Set down each line of the material that follows, exactly, with no pictures.
::: GIVEN DATA :::
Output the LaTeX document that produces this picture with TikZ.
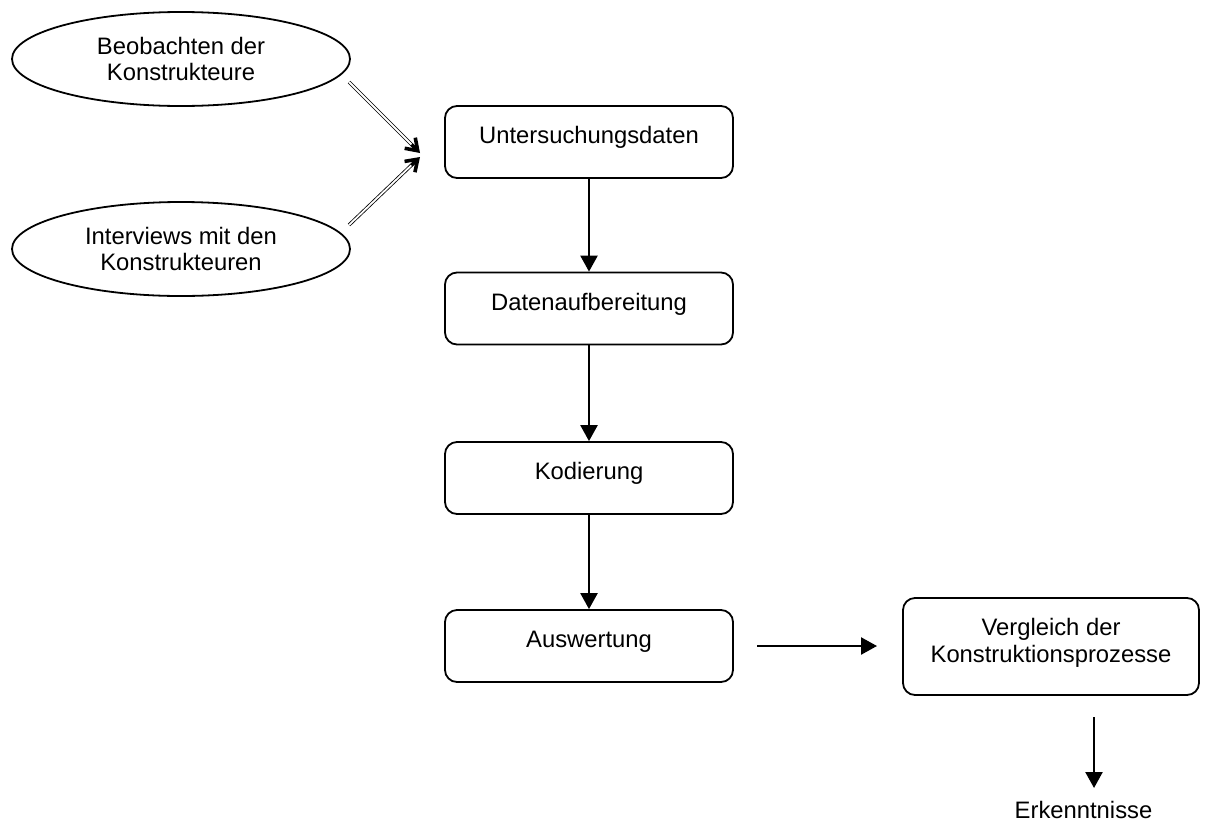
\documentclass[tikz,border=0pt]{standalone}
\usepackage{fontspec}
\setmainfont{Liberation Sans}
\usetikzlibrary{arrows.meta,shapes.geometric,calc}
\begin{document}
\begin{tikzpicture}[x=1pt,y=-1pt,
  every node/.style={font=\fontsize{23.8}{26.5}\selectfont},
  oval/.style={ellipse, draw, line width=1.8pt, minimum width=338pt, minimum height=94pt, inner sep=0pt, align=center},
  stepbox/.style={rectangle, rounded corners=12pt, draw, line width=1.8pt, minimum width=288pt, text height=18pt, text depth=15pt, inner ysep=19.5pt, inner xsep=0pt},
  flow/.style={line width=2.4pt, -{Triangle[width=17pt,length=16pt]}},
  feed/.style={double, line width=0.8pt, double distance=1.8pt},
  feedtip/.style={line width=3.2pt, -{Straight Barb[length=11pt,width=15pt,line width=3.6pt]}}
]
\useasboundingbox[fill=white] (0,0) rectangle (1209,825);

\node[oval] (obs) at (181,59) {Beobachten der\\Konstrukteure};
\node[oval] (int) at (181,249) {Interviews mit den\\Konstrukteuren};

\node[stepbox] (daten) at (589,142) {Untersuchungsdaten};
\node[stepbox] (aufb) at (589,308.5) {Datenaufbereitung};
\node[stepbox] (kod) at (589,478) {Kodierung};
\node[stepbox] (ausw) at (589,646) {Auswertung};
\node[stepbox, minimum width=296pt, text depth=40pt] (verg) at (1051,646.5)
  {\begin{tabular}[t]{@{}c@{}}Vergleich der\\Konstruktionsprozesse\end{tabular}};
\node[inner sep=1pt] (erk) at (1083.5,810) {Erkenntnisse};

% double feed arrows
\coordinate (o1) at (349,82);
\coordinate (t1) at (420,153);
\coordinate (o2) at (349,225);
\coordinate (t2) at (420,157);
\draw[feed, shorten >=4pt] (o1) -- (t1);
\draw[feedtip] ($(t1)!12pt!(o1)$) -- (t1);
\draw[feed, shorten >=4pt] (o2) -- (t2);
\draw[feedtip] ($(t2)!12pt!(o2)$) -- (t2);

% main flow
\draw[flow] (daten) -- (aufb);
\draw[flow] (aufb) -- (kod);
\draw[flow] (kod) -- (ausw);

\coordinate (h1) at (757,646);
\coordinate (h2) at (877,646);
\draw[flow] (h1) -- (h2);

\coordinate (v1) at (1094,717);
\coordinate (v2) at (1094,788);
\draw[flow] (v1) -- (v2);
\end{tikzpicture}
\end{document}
:::
◆ EXPECTED ANSWER:
Output the LaTeX document that produces this picture with TikZ.
\documentclass[tikz,border=0pt]{standalone}
\usepackage{fontspec}
\setmainfont{Liberation Sans}
\usetikzlibrary{arrows.meta,shapes.geometric,calc}
\begin{document}
\begin{tikzpicture}[x=1pt,y=-1pt,
  every node/.style={font=\fontsize{23.8}{26.5}\selectfont},
  oval/.style={ellipse, draw, line width=1.8pt, minimum width=338pt, minimum height=94pt, inner sep=0pt, align=center},
  stepbox/.style={rectangle, rounded corners=12pt, draw, line width=1.8pt, minimum width=288pt, text height=18pt, text depth=15pt, inner ysep=19.5pt, inner xsep=0pt},
  flow/.style={line width=2.4pt, -{Triangle[width=17pt,length=16pt]}},
  feed/.style={double, line width=0.8pt, double distance=1.8pt},
  feedtip/.style={line width=3.2pt, -{Straight Barb[length=11pt,width=15pt,line width=3.6pt]}}
]
\useasboundingbox[fill=white] (0,0) rectangle (1209,825);

\node[oval] (obs) at (181,59) {Beobachten der\\Konstrukteure};
\node[oval] (int) at (181,249) {Interviews mit den\\Konstrukteuren};

\node[stepbox] (daten) at (589,142) {Untersuchungsdaten};
\node[stepbox] (aufb) at (589,308.5) {Datenaufbereitung};
\node[stepbox] (kod) at (589,478) {Kodierung};
\node[stepbox] (ausw) at (589,646) {Auswertung};
\node[stepbox, minimum width=296pt, text depth=40pt] (verg) at (1051,646.5)
  {\begin{tabular}[t]{@{}c@{}}Vergleich der\\Konstruktionsprozesse\end{tabular}};
\node[inner sep=1pt] (erk) at (1083.5,810) {Erkenntnisse};

% double feed arrows
\coordinate (o1) at (349,82);
\coordinate (t1) at (420,153);
\coordinate (o2) at (349,225);
\coordinate (t2) at (420,157);
\draw[feed, shorten >=4pt] (o1) -- (t1);
\draw[feedtip] ($(t1)!12pt!(o1)$) -- (t1);
\draw[feed, shorten >=4pt] (o2) -- (t2);
\draw[feedtip] ($(t2)!12pt!(o2)$) -- (t2);

% main flow
\draw[flow] (daten) -- (aufb);
\draw[flow] (aufb) -- (kod);
\draw[flow] (kod) -- (ausw);

\coordinate (h1) at (757,646);
\coordinate (h2) at (877,646);
\draw[flow] (h1) -- (h2);

\coordinate (v1) at (1094,717);
\coordinate (v2) at (1094,788);
\draw[flow] (v1) -- (v2);
\end{tikzpicture}
\end{document}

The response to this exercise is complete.